Cinémasteak

Premier envol

d'Lëtzebuerger Land du 13.03.2020

En marge de l’industrie hollywoodienne, un mouvement de cinéastes indépendants s’est constitué à New York sous le nom de mumblecore. Soit de modestes productions, le plus souvent tournées à l’aide de caméras numériques et interprétées par de jeunes acteurs non-professionnels. L’une des personnalités les plus talentueuses ayant émergé de ce mouvement est assurément l’actrice Greta Gerwig. Après de premiers rôles confidentiels dans Lol (2006) et Hanna Takes the Stairs (2007) de Joe Swanberg, avec lequel elle coécrit le scénario, elle est révélée par Noam Baumbach, dont elle est depuis la compagne et l’égérie, dans deux films superbes : Greenberg (2010) tout d’abord, et surtout Frances Ha (2012), qui la rendit enfin célèbre du grand public. Un titre qui fait malicieusement référence au film fondateur de ce mouvement, Funny Ha Ha (2002) d’Andrew Bujalski, et une histoire qui rendait hommage à une génération condamnée aux petits boulots, maintenue dans la mobilité et la précarité permanentes d’une société uberisée. Également réalisatrice depuis 2008 (Nights and Weekends), Greta Gerwig a récemment présenté aux Oscars son dernier long-métrage Little Women (2020), nominé dans la catégorie du meilleur film.

La Cinémathèque de la Ville de Luxembourg projette cette semaine le deuxième long-métrage de Greta Gerwig, le méconnu Lady Bird (2017), lauréat du Golden Globe 2018 pour la meilleure comédie. Dans ce film personnel, la réalisatrice revient sur les pas de son enfance à travers le portrait touchant d’une adolescente originaire, comme elle, de Sacramento. Une citation de Joan Didion, la romancière la plus célèbre de la ville, vient aussitôt dissiper les clichés sur la Californie : « Quiconque parle d’hédonisme californien n’a jamais passé Noël à Sacramento », peut-on lire en ouverture. L’ennui, le désœuvrement, guettent la jeunesse de la cité californienne. Celle qui se surnomme « Lady Bird » (Saoirse Ronan) le sait bien, elle dont les rêves dépassent les possibilités financières de ses parents – sa mère est infirmière et son père vient d’être licencié. La jeune fille souhaite en effet étudier les arts à New York, où elle veut « vivre pour quelque chose », comme elle le dit à sa mère à l’issue d’une lecture émue des Raisins de la colère de Steinbeck. Difficile de ne pas voir dans ce désir impétueux, dans ce déplacement vers l’East Coast, un désaveu du cinéma hollywoodien, modèle contre lequel se positionneront les membres du mumblecore.

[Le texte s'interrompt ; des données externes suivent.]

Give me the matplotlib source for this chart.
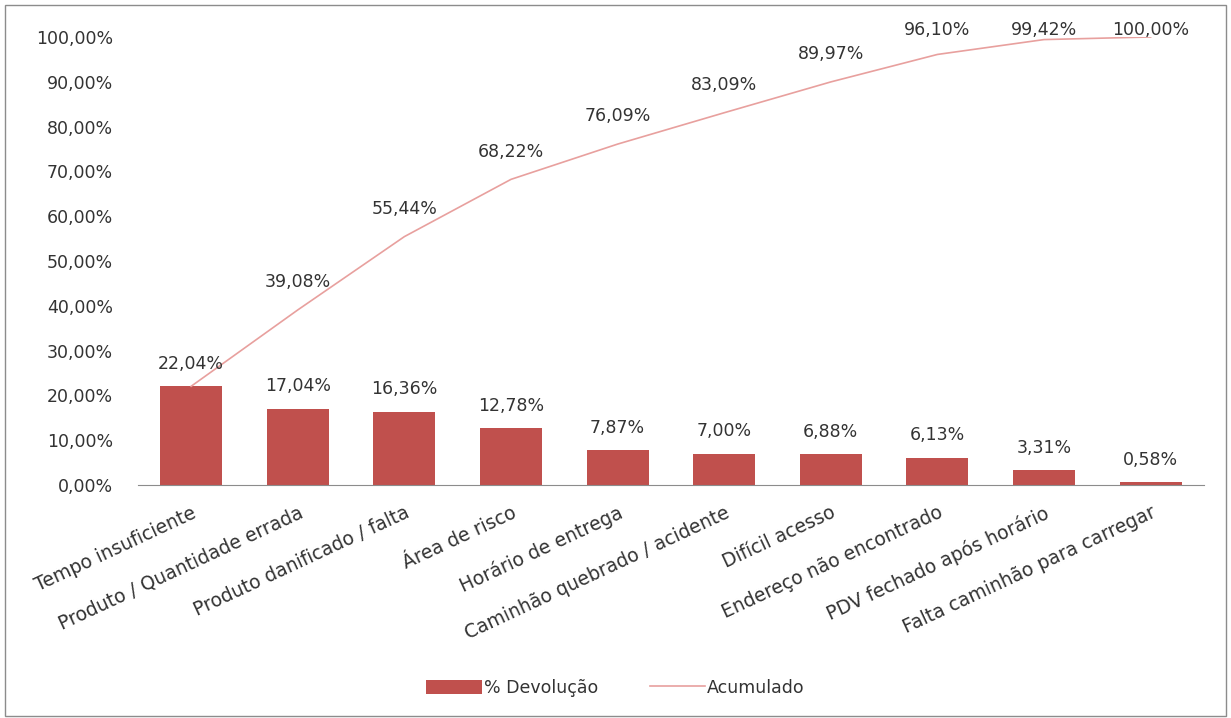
import matplotlib.pyplot as plt
from matplotlib.patches import Rectangle

categorias = ["Tempo insuficiente", "Produto / Quantidade errada",
              "Produto danificado / falta", "Área de risco",
              "Horário de entrega", "Caminhão quebrado / acidente",
              "Difícil acesso", "Endereço não encontrado",
              "PDV fechado após horário", "Falta caminhão para carregar"]
devolucao = [22.04, 17.04, 16.36, 12.78, 7.87, 7.00, 6.88, 6.13, 3.31, 0.58]
acumulado = [22.04, 39.08, 55.44, 68.22, 76.09, 83.09, 89.97, 96.10, 99.42, 100.00]
yticks = [0, 10, 20, 30, 40, 50, 60, 70, 80, 90, 100]


def fmt(v):
    return "{:.2f}%".format(v).replace(".", ",")


plt.rcParams['font.family'] = ['DejaVu Sans']
fs = 12.5
cor_txt = "#333333"
fig = plt.figure(figsize=(12.31, 7.18), dpi=100)
ax = fig.add_axes([0.112, 0.3245, 0.866, 0.624])

x = list(range(len(categorias)))
ax.bar(x, devolucao, width=0.58, color="#c0504d", label="% Devolução", zorder=2)
ax.plot(x, acumulado, color="#e8a09e", lw=1.2, label="Acumulado", zorder=3)

# rótulos das barras
for xi, v in zip(x, devolucao):
    ax.annotate(fmt(v), (xi, v), xytext=(0, 16), textcoords="offset points",
                ha="center", va="center", fontsize=fs, color=cor_txt)
# rótulos da linha (o primeiro coincide com o da barra)
for xi, v in list(zip(x, acumulado))[1:]:
    ax.text(xi, min(v + 6.2, 101.6), fmt(v), ha="center", va="center",
            fontsize=fs, color=cor_txt, clip_on=False)

ax.set_xlim(-0.5, len(categorias) - 0.5)
ax.set_ylim(0, 100)
ax.set_yticks(yticks)
ax.set_yticklabels([fmt(v) for v in yticks], fontsize=fs, color=cor_txt)
ax.set_xticks(x)
ax.set_xticklabels(categorias, rotation=25, ha="right", rotation_mode="anchor",
                   fontsize=13.5, color=cor_txt)
ax.tick_params(axis="both", length=0)
ax.tick_params(axis="y", pad=18)
ax.tick_params(axis="x", pad=13)
for s in ["top", "right", "left"]:
    ax.spines[s].set_visible(False)
ax.spines["bottom"].set_color("#8c8c8c")

h, l = ax.get_legend_handles_labels()
fig.legend(h[::-1], l[::-1], loc="center", bbox_to_anchor=(0.5, 0.042), ncol=2,
           frameon=False, fontsize=fs, handlelength=3.2, handleheight=0.9,
           columnspacing=3, handletextpad=0.1, labelcolor=cor_txt)

fig.patches.append(Rectangle((0.004, 0.003), 0.992, 0.99, transform=fig.transFigure,
                             fill=False, edgecolor="#8c8c8c", lw=1))

fig.savefig("out.png", dpi=100)
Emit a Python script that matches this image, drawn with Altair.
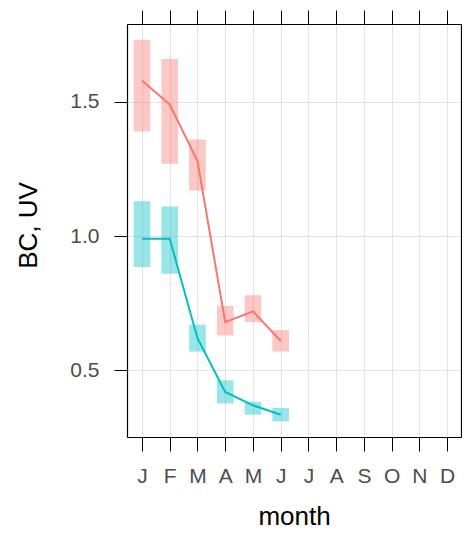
import altair as alt
import pandas as pd

months = [1, 2, 3, 4, 5, 6]
month_letters = ["J", "F", "M", "A", "M", "J", "J", "A", "S", "O", "N", "D"]

bc_mean = [1.58, 1.49, 1.28, 0.68, 0.72, 0.61]
bc_lower = [1.39, 1.27, 1.17, 0.63, 0.68, 0.57]
bc_upper = [1.73, 1.66, 1.36, 0.74, 0.78, 0.65]

uv_mean = [0.99, 0.99, 0.62, 0.42, 0.37, 0.335]
uv_lower = [0.885, 0.86, 0.57, 0.377, 0.335, 0.31]
uv_upper = [1.13, 1.11, 0.67, 0.463, 0.383, 0.36]

series = ["BC", "UV"]
colors = ["#F8766D", "#00BFC4"]

rows = []
for name, m, lo, hi in [("BC", bc_mean, bc_lower, bc_upper), ("UV", uv_mean, uv_lower, uv_upper)]:
    for i, mo in enumerate(months):
        rows.append({"series": name, "month": mo, "mean": m[i], "lower": lo[i], "upper": hi[i]})
df = pd.DataFrame(rows)

label_expr = "[" + ",".join("'%s'" % l for l in month_letters) + "][datum.value - 1]"

xscale = alt.Scale(domain=[0.46, 12.5], nice=False, zero=False)
yscale = alt.Scale(domain=[0.252, 1.79], nice=False, zero=False)
cscale = alt.Scale(domain=series, range=colors)

x_axis = alt.Axis(values=list(range(1, 13)), labelExpr=label_expr, title="month",
                  tickSize=14, tickColor="black", labelPadding=14, labelFontSize=21,
                  labelColor="#4D4D4D", labelFont="Liberation Sans",
                  titleFont="Liberation Sans", titleFontSize=26, titleFontWeight="normal",
                  titleColor="black", titleBaseline="alphabetic", titleX=167, titleY=87,
                  domain=True, domainColor="black", domainWidth=1.2,
                  grid=True, gridColor="#E3E3E3", gridWidth=1)
y_axis = alt.Axis(values=[0.5, 1.0, 1.5], format=".1f", title="BC, UV",
                  tickSize=13, tickColor="black", labelPadding=15, labelFontSize=21,
                  labelColor="#4D4D4D", labelFont="Liberation Sans",
                  titleFont="Liberation Sans", titleFontSize=26, titleFontWeight="normal",
                  titleColor="black", titleBaseline="alphabetic", titleAngle=-90,
                  titleX=-91, titleY=201,
                  domain=True, domainColor="black", domainWidth=1.2,
                  grid=True, gridColor="#E3E3E3", gridWidth=1)

base = alt.Chart(df)

rects = base.transform_calculate(
    x1="datum.month - 0.3", x2="datum.month + 0.3"
).mark_rect(opacity=0.4).encode(
    x=alt.X("x1:Q", scale=xscale, axis=x_axis),
    x2="x2:Q",
    y=alt.Y("lower:Q", scale=yscale, axis=y_axis),
    y2="upper:Q",
    color=alt.Color("series:N", scale=cscale, legend=None),
)

lines = base.mark_line(strokeWidth=2).encode(
    x=alt.X("month:Q", scale=xscale, axis=None),
    y=alt.Y("mean:Q", scale=yscale, axis=None),
    color=alt.Color("series:N", scale=cscale, legend=None),
    detail="series:N",
)

# top and right tick-only axes (frame)
top_ticks = base.mark_point(opacity=0).encode(
    x=alt.X("month:Q", scale=xscale,
            axis=alt.Axis(orient="top", values=list(range(1, 13)), labels=False, title=None,
                          tickSize=14, tickColor="black", domain=True, domainColor="black",
                          domainWidth=1.2, grid=False)),
    y=alt.Y("mean:Q", scale=yscale,
            axis=alt.Axis(orient="right", values=[0.5, 1.0, 1.5], labels=False, title=None,
                          tickSize=13, tickColor="black", domain=True, domainColor="black",
                          domainWidth=1.2, grid=False)),
)

chart = alt.layer(rects, lines, top_ticks).resolve_axis(x="independent", y="independent").properties(
    width=334, height=413,
    autosize=alt.AutoSizeParams(type="none"),
    padding={"left": 119, "top": 16, "right": 1, "bottom": 94},
).configure_view(stroke=None).configure(background="white")

chart.save("out.html", embed_options={"renderer": "svg", "actions": False})
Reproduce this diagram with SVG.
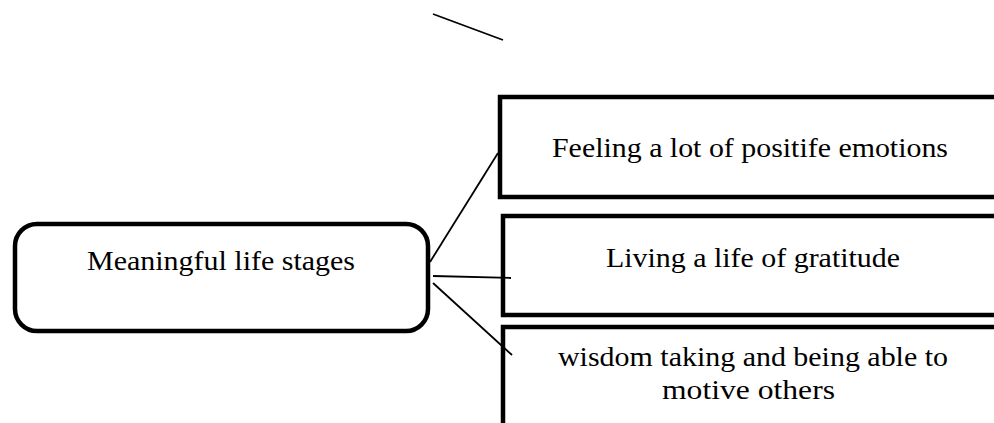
<svg xmlns="http://www.w3.org/2000/svg" width="994" height="423" viewBox="0 0 994 423">
<style>
.box{fill:#fff;stroke:#000;stroke-width:4.5}
.t{font-family:"Liberation Serif","Times New Roman",serif;font-size:28px;fill:#000}
.c{stroke:#000;stroke-width:1.8;fill:none}
</style>
<rect width="994" height="423" fill="#fff"/>
<g id="node-main">
<rect class="box" x="15" y="224" width="413" height="107" rx="22"/>
<text class="t" x="87" y="270" textLength="268" lengthAdjust="spacingAndGlyphs">Meaningful life stages</text>
</g>
<g id="node-feeling">
<rect class="box" x="500" y="97" width="600" height="100"/>
<text class="t" x="552" y="157" textLength="396" lengthAdjust="spacingAndGlyphs">Feeling a lot of positife emotions</text>
</g>
<g id="node-gratitude">
<rect class="box" x="503" y="216" width="600" height="99"/>
<text class="t" x="606" y="267" textLength="294" lengthAdjust="spacingAndGlyphs">Living a life of gratitude</text>
</g>
<g id="node-wisdom">
<rect class="box" x="503" y="327" width="600" height="130"/>
<text class="t" x="558" y="366" textLength="390" lengthAdjust="spacingAndGlyphs">wisdom taking and being able to</text>
<text class="t" x="662" y="399" textLength="173" lengthAdjust="spacingAndGlyphs">motive others</text>
</g>
<g id="connectors">
<line class="c" x1="433" y1="14" x2="503" y2="40"/>
<line class="c" x1="430" y1="262" x2="498" y2="153"/>
<line class="c" x1="433" y1="276" x2="511" y2="278"/>
<line class="c" x1="433" y1="283" x2="512" y2="355"/>
</g>
</svg>
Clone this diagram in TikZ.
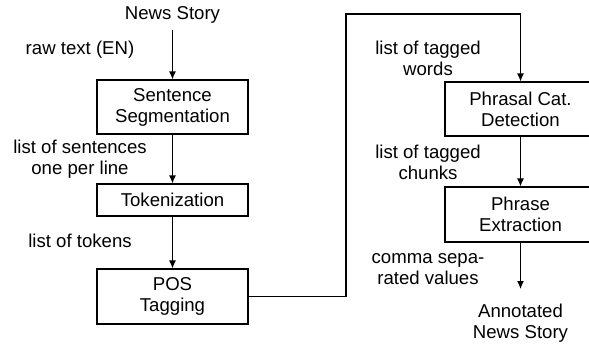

Autre figure tutélaire inattendue de l’auteure, aux côtés de Joan Didion et John Steinbeck, c’est L’Enfance nue (1969), le premier long-métrage de Maurice Pialat. C’est ainsi que se nomme le groupe de musique de Kyle, le petit ami de Lady Bird interprété par Timothée Chalamet, acteur que l’on retrouvera aux côtés de Saoirse Ronan dans Little Women. De Pialat, l’univers de Lady Bird est en effet le plus proche : pour sa façon délicate de montrer la sortie de l’enfance (L’Enfance nue), de capter les fragilités adolescentes, la complicité d’un père et de sa fille ou encore les premières désillusions amoureuses (À nos amours, 1983). Il faut passer par de tels déchirements pour prendre son envol.

Lady Bird de Greta Gerwig (USA, 2017, vostf, 94 mn.) sera projeté le mercredi 18 mars à 18h30 à la Cinémathèque de la Ville de Luxembourg, place du Théâtre.